Galore--Michael Crummey

And I had such high hopes for this one. He's a former Kingstonist, and was engaging as hell at Kingston Writer's Fest. And it's a sweeping Newfoundland saga with all those elements of epic-ness that slay me everytime--characters with names like King Me and mysterious strangers washing up on shore and all that. And yet I never even bothered to stick a bookmark in it. Instead I used a wadded up Kleenex, and my apathy probably should have been a tipoff (for anyone who borrowed this book from the library and is worried about getting my germs, I assure you it was unused).

February--Lisa Moore

I always recommend her books to other people, but I've never actually read one myself. So I tried, and then stopped trying. I can't quite pinpoint what I didn't like, but then at work today, one of my colleagues mentioned that she's never been able to read Jane Urqhart because she's like the Alex Colville of writers: Stylistically perfect but somehow emotionally incomplete (I'm paraphrasing, but seriously guys, working in a library is this awesome 78% of the time.). That kind of rang true for me as far as Lisa Moore is concerned. It was beautiful, but I couldn't find the heart. At least it had one really great scene, with one of the characters ordering a tea from the world's slowest cashier in the Tim's at Pearson International Airport. I think that might be the most Canadian moment I've heard described in awhile.

The Carnivore--Mark Sinnett

This guy was equally charming at Writer's Fest, and I feel extra bad about not finishing this one, because I'm going to be on a panel with him on Cogeco cable in a couple of weeks (no, seriously.) and I'm worried he might ask if I've read it or something.I blame my inaction on not really feeling like reading a book about a failed marriage, but I'd still totally tell you to read this book. It's about Hurricane Hazel hitting Toronto in the 1960s, and it is fucking crazy. I don't know why they didn't teach us about the monstrous natural and human disaster of it all. So much more awesome than the peasants' revolt of 1837.
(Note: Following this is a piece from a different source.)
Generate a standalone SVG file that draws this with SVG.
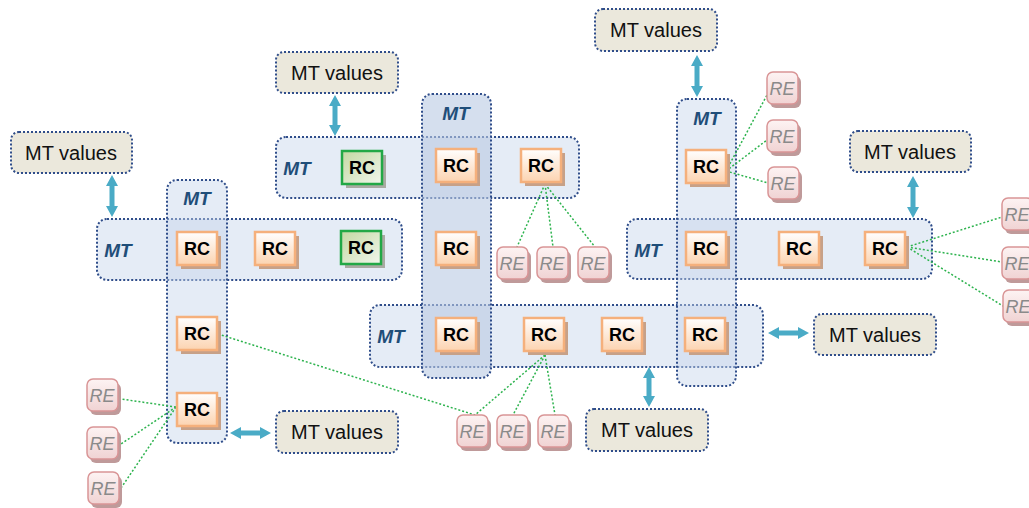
<svg xmlns="http://www.w3.org/2000/svg" width="1029" height="508" viewBox="0 0 1029 508">
<defs>
<linearGradient id="gRC" x1="0" y1="0" x2="0" y2="1"><stop offset="0" stop-color="#ffffff"/><stop offset="1" stop-color="#fcd3b0"/></linearGradient>
<linearGradient id="gGR" x1="0" y1="0" x2="1" y2="1"><stop offset="0" stop-color="#c3d8a2"/><stop offset="1" stop-color="#f1f6ec"/></linearGradient>
<linearGradient id="gRE" x1="0" y1="0" x2="0" y2="1"><stop offset="0" stop-color="#fdf3f3"/><stop offset="1" stop-color="#f0d3d3"/></linearGradient>
<style>
.mt{fill:#c6d5ea;fill-opacity:0.45;stroke:#2f4d8a;stroke-width:2;stroke-dasharray:2 2}
.mtd{fill:#b9cae3;fill-opacity:0.6;stroke:#2f4d8a;stroke-width:2;stroke-dasharray:2 2}
.mtl{font-family:"Liberation Sans",Arial,sans-serif;font-weight:bold;font-style:italic;font-size:19px;fill:#1f4e79;text-anchor:middle}
.rcs{fill:#c7a188}
.rc{fill:url(#gRC);stroke:#f5b07c;stroke-width:2.5}
.rcg{fill:url(#gGR);stroke:#22a846;stroke-width:2.5}
.rcgs{fill:#a9aaa2}
.rct{font-family:"Liberation Sans",Arial,sans-serif;font-weight:bold;font-size:18px;fill:#000;text-anchor:middle}
.res{fill:#bf9a9a}
.re{fill:url(#gRE);stroke:#d99596;stroke-width:1.5}
.ret{font-family:"Liberation Sans",Arial,sans-serif;font-style:italic;font-size:18px;fill:#8a8a8a;text-anchor:middle}
.mv{fill:#ebe8dc;stroke:#2f4d8a;stroke-width:2;stroke-dasharray:2 2}
.mvt{font-family:"Liberation Sans",Arial,sans-serif;font-size:20px;fill:#111;text-anchor:middle}
.ar{fill:#4aabc6}
.cn{stroke:#2db34e;stroke-width:1.5;stroke-dasharray:2 2;fill:none}
</style>
</defs>
<rect width="1029" height="508" fill="#ffffff"/>

<g id="containers">
<g id="mt-h-left"><rect class="mt" x="97" y="219" width="305" height="61" rx="10"/><text class="mtl" x="118" y="257">MT</text></g>
<g id="mt-v-left"><rect class="mt" x="167" y="180" width="60" height="263" rx="10"/><text class="mtl" x="197" y="205">MT</text></g>
<g id="mt-h-top"><rect class="mt" x="276" y="137" width="303" height="61" rx="10"/><text class="mtl" x="297" y="175">MT</text></g>
<g id="mt-h-bot"><rect class="mt" x="370" y="305" width="393" height="62" rx="10"/><text class="mtl" x="391" y="343">MT</text></g>
<g id="mt-v-mid"><rect class="mtd" x="422" y="94" width="69" height="284" rx="10"/><text class="mtl" x="456" y="120">MT</text></g>
<g id="mt-h-right"><rect class="mt" x="627" y="219" width="305" height="60" rx="10"/><text class="mtl" x="648" y="257">MT</text></g>
<g id="mt-v-right"><rect class="mt" x="677" y="99" width="59" height="287" rx="10"/><text class="mtl" x="707" y="125">MT</text></g>
</g>

<g id="connectors">
<line class="cn" x1="545" y1="184" x2="517" y2="247"/>
<line class="cn" x1="545" y1="184" x2="553" y2="247"/>
<line class="cn" x1="545" y1="184" x2="595" y2="247"/>
<line class="cn" x1="545" y1="355" x2="475" y2="415"/>
<line class="cn" x1="545" y1="355" x2="513" y2="415"/>
<line class="cn" x1="545" y1="355" x2="555" y2="415"/>
<line class="cn" x1="218" y1="334" x2="475" y2="415"/>
<line class="cn" x1="726" y1="171" x2="767" y2="95"/>
<line class="cn" x1="726" y1="171" x2="767" y2="140"/>
<line class="cn" x1="726" y1="171" x2="768" y2="183"/>
<line class="cn" x1="907" y1="247" x2="1002" y2="217"/>
<line class="cn" x1="907" y1="247" x2="1002" y2="262"/>
<line class="cn" x1="907" y1="247" x2="1003" y2="306"/>
<line class="cn" x1="176" y1="407" x2="121" y2="399"/>
<line class="cn" x1="176" y1="407" x2="121" y2="444"/>
<line class="cn" x1="176" y1="407" x2="121" y2="488"/>
<path class="ar" d="M112,175 L118,186 L114.5,186 L114.5,206 L118,206 L112,217 L106,206 L109.5,206 L109.5,186 L106,186 Z"/>
<path class="ar" d="M335,95 L341,106 L337.5,106 L337.5,125 L341,125 L335,136 L329,125 L332.5,125 L332.5,106 L329,106 Z"/>
<path class="ar" d="M697,55 L703,66 L699.5,66 L699.5,86 L703,86 L697,97 L691,86 L694.5,86 L694.5,66 L691,66 Z"/>
<path class="ar" d="M913,176 L919,187 L915.5,187 L915.5,207 L919,207 L913,218 L907,207 L910.5,207 L910.5,187 L907,187 Z"/>
<path class="ar" d="M649,367 L655,378 L651.5,378 L651.5,396 L655,396 L649,407 L643,396 L646.5,396 L646.5,378 L643,378 Z"/>
<path class="ar" d="M230,433 L241,427 L241,430.5 L260,430.5 L260,427 L271,433 L260,439 L260,435.5 L241,435.5 L241,439 Z"/>
<path class="ar" d="M768,333 L779,327 L779,330.5 L798,330.5 L798,327 L809,333 L798,339 L798,335.5 L779,335.5 L779,339 Z"/>
</g>

<g id="rc-nodes">
<g id="rc1"><rect class="rcs" x="181" y="236" width="40" height="33"/><rect class="rc" x="177" y="232" width="40" height="33"/><text class="rct" x="197" y="255">RC</text></g>
<g id="rc2"><rect class="rcs" x="259" y="236" width="40" height="33"/><rect class="rc" x="255" y="232" width="40" height="33"/><text class="rct" x="275" y="255">RC</text></g>
<g id="rc3"><rect class="rcgs" x="345" y="235" width="40" height="33"/><rect class="rcg" x="341" y="231" width="40" height="33"/><text class="rct" x="361" y="254">RC</text></g>
<g id="rc4"><rect class="rcs" x="181" y="321" width="40" height="33"/><rect class="rc" x="177" y="317" width="40" height="33"/><text class="rct" x="197" y="340">RC</text></g>
<g id="rc5"><rect class="rcs" x="181" y="397" width="40" height="33"/><rect class="rc" x="177" y="393" width="40" height="33"/><text class="rct" x="197" y="416">RC</text></g>
<g id="rc6"><rect class="rcgs" x="346" y="155" width="40" height="33"/><rect class="rcg" x="342" y="151" width="40" height="33"/><text class="rct" x="362" y="174">RC</text></g>
<g id="rc7"><rect class="rcs" x="440" y="153" width="40" height="33"/><rect class="rc" x="436" y="149" width="40" height="33"/><text class="rct" x="456" y="172">RC</text></g>
<g id="rc8"><rect class="rcs" x="440" y="236" width="40" height="33"/><rect class="rc" x="436" y="232" width="40" height="33"/><text class="rct" x="456" y="255">RC</text></g>
<g id="rc9"><rect class="rcs" x="440" y="322" width="40" height="33"/><rect class="rc" x="436" y="318" width="40" height="33"/><text class="rct" x="456" y="341">RC</text></g>
<g id="rc10"><rect class="rcs" x="525" y="153" width="40" height="33"/><rect class="rc" x="521" y="149" width="40" height="33"/><text class="rct" x="541" y="172">RC</text></g>
<g id="rc11"><rect class="rcs" x="528" y="322" width="40" height="33"/><rect class="rc" x="524" y="318" width="40" height="33"/><text class="rct" x="544" y="341">RC</text></g>
<g id="rc12"><rect class="rcs" x="606" y="322" width="40" height="33"/><rect class="rc" x="602" y="318" width="40" height="33"/><text class="rct" x="622" y="341">RC</text></g>
<g id="rc13"><rect class="rcs" x="689" y="322" width="40" height="33"/><rect class="rc" x="685" y="318" width="40" height="33"/><text class="rct" x="705" y="341">RC</text></g>
<g id="rc14"><rect class="rcs" x="690" y="154" width="40" height="33"/><rect class="rc" x="686" y="150" width="40" height="33"/><text class="rct" x="706" y="173">RC</text></g>
<g id="rc15"><rect class="rcs" x="690" y="236" width="40" height="33"/><rect class="rc" x="686" y="232" width="40" height="33"/><text class="rct" x="706" y="255">RC</text></g>
<g id="rc16"><rect class="rcs" x="783" y="236" width="40" height="33"/><rect class="rc" x="779" y="232" width="40" height="33"/><text class="rct" x="799" y="255">RC</text></g>
<g id="rc17"><rect class="rcs" x="869" y="236" width="40" height="33"/><rect class="rc" x="865" y="232" width="40" height="33"/><text class="rct" x="885" y="255">RC</text></g>
</g>

<g id="re-nodes">
<g id="re1"><rect class="res" x="500" y="251" width="31" height="32" rx="6"/><rect class="re" x="497" y="247" width="31" height="32" rx="6"/><text class="ret" x="512" y="270">RE</text></g>
<g id="re2"><rect class="res" x="540" y="251" width="31" height="32" rx="6"/><rect class="re" x="537" y="247" width="31" height="32" rx="6"/><text class="ret" x="552" y="270">RE</text></g>
<g id="re3"><rect class="res" x="581" y="251" width="31" height="32" rx="6"/><rect class="re" x="578" y="247" width="31" height="32" rx="6"/><text class="ret" x="593" y="270">RE</text></g>
<g id="re4"><rect class="res" x="460" y="419" width="31" height="32" rx="6"/><rect class="re" x="457" y="415" width="31" height="32" rx="6"/><text class="ret" x="472" y="438">RE</text></g>
<g id="re5"><rect class="res" x="500" y="419" width="31" height="32" rx="6"/><rect class="re" x="497" y="415" width="31" height="32" rx="6"/><text class="ret" x="512" y="438">RE</text></g>
<g id="re6"><rect class="res" x="541" y="419" width="31" height="32" rx="6"/><rect class="re" x="538" y="415" width="31" height="32" rx="6"/><text class="ret" x="553" y="438">RE</text></g>
<g id="re7"><rect class="res" x="770" y="76" width="31" height="32" rx="6"/><rect class="re" x="767" y="72" width="31" height="32" rx="6"/><text class="ret" x="782" y="95">RE</text></g>
<g id="re8"><rect class="res" x="770" y="124" width="31" height="32" rx="6"/><rect class="re" x="767" y="120" width="31" height="32" rx="6"/><text class="ret" x="782" y="143">RE</text></g>
<g id="re9"><rect class="res" x="771" y="171" width="31" height="32" rx="6"/><rect class="re" x="768" y="167" width="31" height="32" rx="6"/><text class="ret" x="783" y="190">RE</text></g>
<g id="re10"><rect class="res" x="1005" y="202" width="31" height="32" rx="6"/><rect class="re" x="1002" y="198" width="31" height="32" rx="6"/><text class="ret" x="1017" y="221">RE</text></g>
<g id="re11"><rect class="res" x="1005" y="251" width="31" height="32" rx="6"/><rect class="re" x="1002" y="247" width="31" height="32" rx="6"/><text class="ret" x="1017" y="270">RE</text></g>
<g id="re12"><rect class="res" x="1006" y="294" width="31" height="32" rx="6"/><rect class="re" x="1003" y="290" width="31" height="32" rx="6"/><text class="ret" x="1018" y="313">RE</text></g>
<g id="re13"><rect class="res" x="90" y="383" width="31" height="32" rx="6"/><rect class="re" x="87" y="379" width="31" height="32" rx="6"/><text class="ret" x="102" y="402">RE</text></g>
<g id="re14"><rect class="res" x="90" y="431" width="31" height="32" rx="6"/><rect class="re" x="87" y="427" width="31" height="32" rx="6"/><text class="ret" x="102" y="450">RE</text></g>
<g id="re15"><rect class="res" x="91" y="476" width="31" height="32" rx="6"/><rect class="re" x="88" y="472" width="31" height="32" rx="6"/><text class="ret" x="103" y="495">RE</text></g>
</g>

<g id="mt-values">
<g id="mv1"><rect class="mv" x="11" y="132" width="121" height="41" rx="8"/><text class="mvt" x="71" y="160">MT values</text></g>
<g id="mv2"><rect class="mv" x="276" y="52" width="122" height="41" rx="8"/><text class="mvt" x="337" y="80">MT values</text></g>
<g id="mv3"><rect class="mv" x="595" y="9" width="122" height="42" rx="8"/><text class="mvt" x="656" y="37">MT values</text></g>
<g id="mv4"><rect class="mv" x="850" y="131" width="121" height="41" rx="8"/><text class="mvt" x="910" y="159">MT values</text></g>
<g id="mv5"><rect class="mv" x="814" y="314" width="122" height="41" rx="8"/><text class="mvt" x="875" y="342">MT values</text></g>
<g id="mv6"><rect class="mv" x="276" y="411" width="122" height="42" rx="8"/><text class="mvt" x="337" y="439">MT values</text></g>
<g id="mv7"><rect class="mv" x="586" y="409" width="122" height="42" rx="8"/><text class="mvt" x="647" y="437">MT values</text></g>
</g>
</svg>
See, I think it's really important to read Canadian books. As, like, a civic duty. And I try to keep up on the new stuff, because I like to be that asshole who, ten years from now, will say things like "I TOTALLY knew they'd give Crummey the Order of Canada. I called it that day in 2009." So when I can't get into the books that everyone is telling me I should be into, I get nervous. Not being able to read books like these is like not digging The Stone Angel (arguably the best Canadian novel about an old lady taking a shit in the woods). Actually, I dislike The Stone Angel, so maybe this whole theory is totally out to lunch. Nevertheless, I feel like I let Canada down this week.

I atoned by singing this to myself all the livelong day.



Oh Neil, you're so right. About everything.

Wednesday, September 2, 2009

Sincerity alert.

My mother bears the proud distinction of owning every single copy of Canadian Living magazine ever published. She bought the first few on the newsstand and then promptly started subscribing by mail. For as long as I can remember, we've had stacks of them kicking around the house at all times, mostly splayed open to the recipes section. Some issues are so well-used that you know exactly what random CanCon celebrity was featured on the page next to a beloved dish (cinnamon roll-ups? they're near the feature on the 1992 World Series winning Blue Jays, DUH). Canadian Living is a personal touchstone for me, partly because it reminds me of my family, but also because it's about exactly what it says: living. Day to day stuff. Making a nice dinner and rearranging your closets and hanging out with people you love. This magazine is maybe the only non-cynical thing I actually go out of my way to read.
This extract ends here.